Question

How do you convert \[r = \sin (\theta ) + 1\] to rectangular form?

Answer 1

Hint: We multiply the given equation by ‘r’ which converts one side of the equation as \[{r^2}\]. Use the conversion formula of polar coordinates into rectangular coordinates and write the equation.
* A complex number can be represented using rectangular coordinates \[(x,y)\] and polar coordinates \[(r,\theta )\].
* Rectangular coordinates \[(x,y)\] can be converted into polar coordinates \[(r,\theta )\] using the conversion formulas:
\[x = r\cos \theta ;y = r\sin \theta \]
And \[{r^2} = {x^2} + {y^2}\]
i.e. \[r = \sqrt {{x^2} + {y^2}} \]

Complete step by step solution:
We are given the equation \[r = \sin (\theta ) + 1\]
Multiply the both sides of equation by ‘r’
\[ \Rightarrow r \times r = r\left( {\sin (\theta ) + 1} \right)\]
Multiply terms outside the bracket with terms inside the bracket on right hand side of the equation
\[ \Rightarrow {r^2} = r\sin (\theta ) + r\]
Now substitute \[{r^2} = {x^2} + {y^2}\]on left hand side of the equation, \[r = \sqrt {{x^2} + {y^2}} \] and \[r\sin \theta = y\]on right hand side of the equation.
\[ \Rightarrow {x^2} + {y^2} = y + \sqrt {{x^2} + {y^2}} \]
\[\therefore \]Rectangular form of \[r = \sin (\theta ) + 1\] is \[{x^2} + {y^2} = y + \sqrt {{x^2} + {y^2}} \]

Note: Many students make the mistake of writing the given equation by separating the variables to different sides.
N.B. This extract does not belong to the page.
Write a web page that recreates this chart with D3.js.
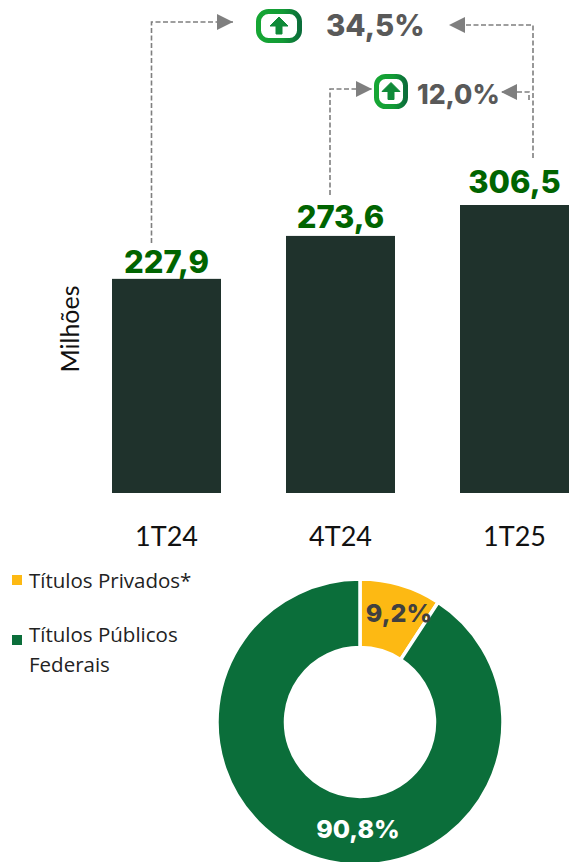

Then they try to square and convert into rectangular form. Keep in mind we know the direct values of conversions, so we directly try to form those terms in the equation.
Alternate method:
We have \[r = \sin (\theta ) + 1\]
Square both sides of the equation
\[ \Rightarrow {r^2} = {\left( {\sin (\theta ) + 1} \right)^2}\]
Use the identity \[{(a + b)^2} = {a^2} + {b^2} + 2ab\]
\[ \Rightarrow {r^2} = {\sin ^2}\theta + 1 + 2\sin \theta \]
Now we know that \[x = r\cos \theta ;y = r\sin \theta \]
And \[{r^2} = {x^2} + {y^2}\]
i.e. \[r = \sqrt {{x^2} + {y^2}} \]
So, we can convert the equation \[{r^2} = {\sin ^2}\theta + 1 + 2\sin \theta \] into rectangular form
\[ \Rightarrow {x^2} + {y^2} = {\left( {\dfrac{y}{r}} \right)^2} + 1 + 2\left( {\dfrac{y}{r}} \right)\]
\[ \Rightarrow {x^2} + {y^2} = \dfrac{{{y^2}}}{{{r^2}}} + 1 + \dfrac{{2y}}{r}\]
\[ \Rightarrow {x^2} + {y^2} = \dfrac{{{y^2} + {r^2} + 2yr}}{{{r^2}}}\]
Substitute the value of \[{r^2} = {x^2} + {y^2}\] and \[r = \sqrt {{x^2} + {y^2}} \]
\[ \Rightarrow {x^2} + {y^2} = \dfrac{{{y^2} + {x^2} + {y^2} + 2y\sqrt {{x^2} + {y^2}} }}{{{x^2} + {y^2}}}\]
Cross multiply the denominator from right hand side of the equation to numerator of left hand side of the equation
\[ \Rightarrow \left( {{x^2} + {y^2}} \right)\left( {{x^2} + {y^2}} \right) = {x^2} + 2{y^2} + 2y\sqrt {{x^2} + {y^2}} \]
We can add the powers in left hand side as the values in the product are same
\[ \Rightarrow {\left( {{x^2} + {y^2}} \right)^2} = {x^2} + {y^2} + {y^2} + 2y\sqrt {{x^2} + {y^2}} \]
Now we observe on the right hand side of the equation that
\[ \Rightarrow {\left( {{x^2} + {y^2}} \right)^2} = {\left( {\sqrt {{x^2} + {y^2}} } \right)^2} + {y^2} + 2y\sqrt {{x^2} + {y^2}} \]
Which on applying property \[{(a + b)^2} = {a^2} + {b^2} + 2ab\]
\[ \Rightarrow {\left( {{x^2} + {y^2}} \right)^2} = {\left( {\sqrt {{x^2} + {y^2}} + y} \right)^2}\]
Take square root on both sides and cancel square root by square power
\[ \Rightarrow {x^2} + {y^2} = \sqrt {{x^2} + {y^2}} + y\]
\[\therefore \]Rectangular form of \[r = \sin (\theta ) + 1\]is \[{x^2} + {y^2} = y + \sqrt {{x^2} + {y^2}} \]